Written task | Your task is to retype the lines between the line with "Output the Python" and the line with "import seaborn as sns", inclusive. Copy no pictures and no other lines.

** start of Records for this exercise **

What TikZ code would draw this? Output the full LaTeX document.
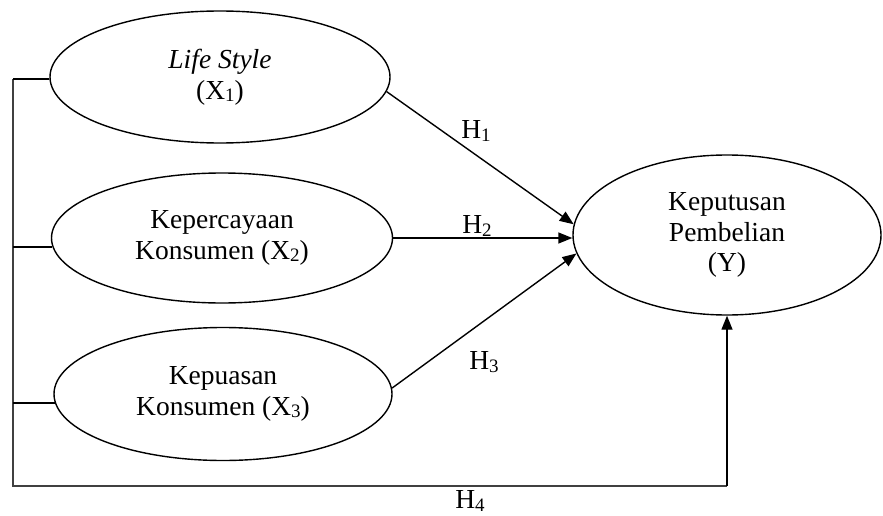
\documentclass[tikz,border=0pt]{standalone}
\usepackage{fontspec}
\setmainfont{Liberation Serif}
\usetikzlibrary{shapes.geometric,arrows.meta}
\newcommand\mysb[1]{\raisebox{-2.5pt}{\fontsize{19}{19}\selectfont #1}}
\begin{document}
\begin{tikzpicture}[x=1pt,y=-1pt,
  lat/.style={ellipse,draw,line width=1.4pt,inner sep=0pt,align=center,font=\fontsize{27.5}{30.5}\selectfont},
  con/.style={line width=1.4pt},
  frame/.style={line width=1.1pt,draw=black!75},
  arr/.style={con,-{Triangle[length=14pt,width=11pt]}},
  lbl/.style={font=\fontsize{27.5}{30}\selectfont,inner sep=0pt}]
\useasboundingbox (0,0) rectangle (883,516);
\node[lat,minimum width=340,minimum height=132] (X1) at (220,77) {\textit{Life Style}\\(X\mysb{1})};
\node[lat,minimum width=341,minimum height=130] (X2) at (222,238) {Kepercayaan\\Konsumen (X\mysb{2})};
\node[lat,minimum width=338,minimum height=133] (X3) at (223,394) {Kepuasan\\Konsumen (X\mysb{3})};
\node[lat,minimum width=308,minimum height=160] (Y) at (727,235) {Keputusan\\Pembelian\\(Y)};
\coordinate (L) at (13,486);
\coordinate (T) at (13,79);
\draw[frame] (T) -- (L) -- (L -| Y.south);
\draw[con] (X1.west |- T) -- (T);
\draw[con] (X2.183) -- (X2.183 -| L);
\draw[con] (X3.183) -- (X3.183 -| L);
\draw[arr] (L -| Y.south) -- (Y.south);
\draw[arr] (X1.-5) -- (Y.176);
\draw[arr] (X2.east) -- (X2.east -| Y.west);
\draw[arr] (X3.2) -- (Y.187);
\node[lbl] (h1) at (476,131) {H\mysb{1}};
\node[lbl] (h2) at (477,226) {H\mysb{2}};
\node[lbl] (h3) at (484,362) {H\mysb{3}};
\node[lbl] (h4) at (470,501) {H\mysb{4}};
\end{tikzpicture}
\end{document}
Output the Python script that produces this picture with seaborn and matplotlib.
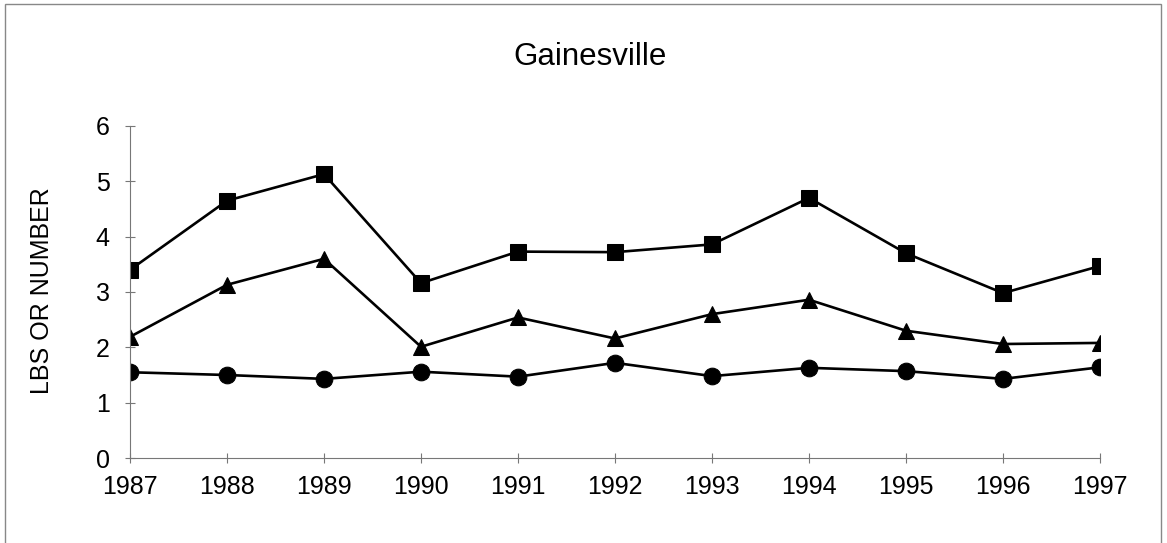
import pandas as pd
import matplotlib
matplotlib.use("Agg")
import matplotlib.pyplot as plt
from matplotlib.patches import Rectangle
import seaborn as sns

years = [1987, 1988, 1989, 1990, 1991, 1992, 1993, 1994, 1995, 1996, 1997]
squares = [3.40, 4.65, 5.13, 3.16, 3.73, 3.72, 3.86, 4.70, 3.70, 2.98, 3.47]
triangles = [2.19, 3.13, 3.60, 2.01, 2.54, 2.16, 2.60, 2.86, 2.30, 2.06, 2.08]
circles = [1.55, 1.50, 1.43, 1.56, 1.47, 1.72, 1.48, 1.63, 1.57, 1.43, 1.64]

sns.set_style("white")
plt.rcParams["font.family"] = ["Liberation Sans", "DejaVu Sans"]
plt.rcParams["text.color"] = "black"

fig = plt.figure(figsize=(11.67, 5.43), dpi=100)
ax = fig.add_axes([0.1114, 0.1565, 0.8312, 0.6115])

series = [(squares, "s", 11.5), (triangles, "^", 11), (circles, "o", 12)]
for vals, mk, ms in series:
    df = pd.DataFrame({"year": years, "value": vals})
    sns.lineplot(data=df, x="year", y="value", ax=ax, color="black",
                 marker=mk, markersize=ms, linewidth=1.9,
                 markeredgecolor="black", legend=False)

ax.set_xlim(1987, 1997)
ax.set_ylim(0, 6)
ax.set_xticks(years)
ax.set_yticks(range(0, 7))
ax.set_xlabel("")
ax.set_ylabel("")

for s in ["top", "right"]:
    ax.spines[s].set_visible(False)
for s in ["left", "bottom"]:
    ax.spines[s].set_color("#777777")
    ax.spines[s].set_linewidth(0.8)

ax.tick_params(axis="both", direction="inout", length=7, width=0.8,
               color="#777777", labelsize=18, labelcolor="black")
ax.tick_params(axis="y", pad=11)
ax.tick_params(axis="x", pad=9)
ax.tick_params(left=True, bottom=True)

fig.text(0.506, 0.895, "Gainesville", ha="center", va="center",
         fontsize=22.5, color="black")
fig.text(0.036, 0.465, "LBS OR NUMBER", ha="center", va="center",
         rotation=90, fontsize=18, color="black")

fig.patches.append(Rectangle((0.004, -0.02), 0.991, 1.012, transform=fig.transFigure,
                             fill=False, edgecolor="#888888", linewidth=1))

fig.savefig("out.png", dpi=100)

** end of Records for this exercise **

Completed task |
Output the Python script that produces this picture with seaborn and matplotlib.
import pandas as pd
import matplotlib
matplotlib.use("Agg")
import matplotlib.pyplot as plt
from matplotlib.patches import Rectangle
import seaborn as sns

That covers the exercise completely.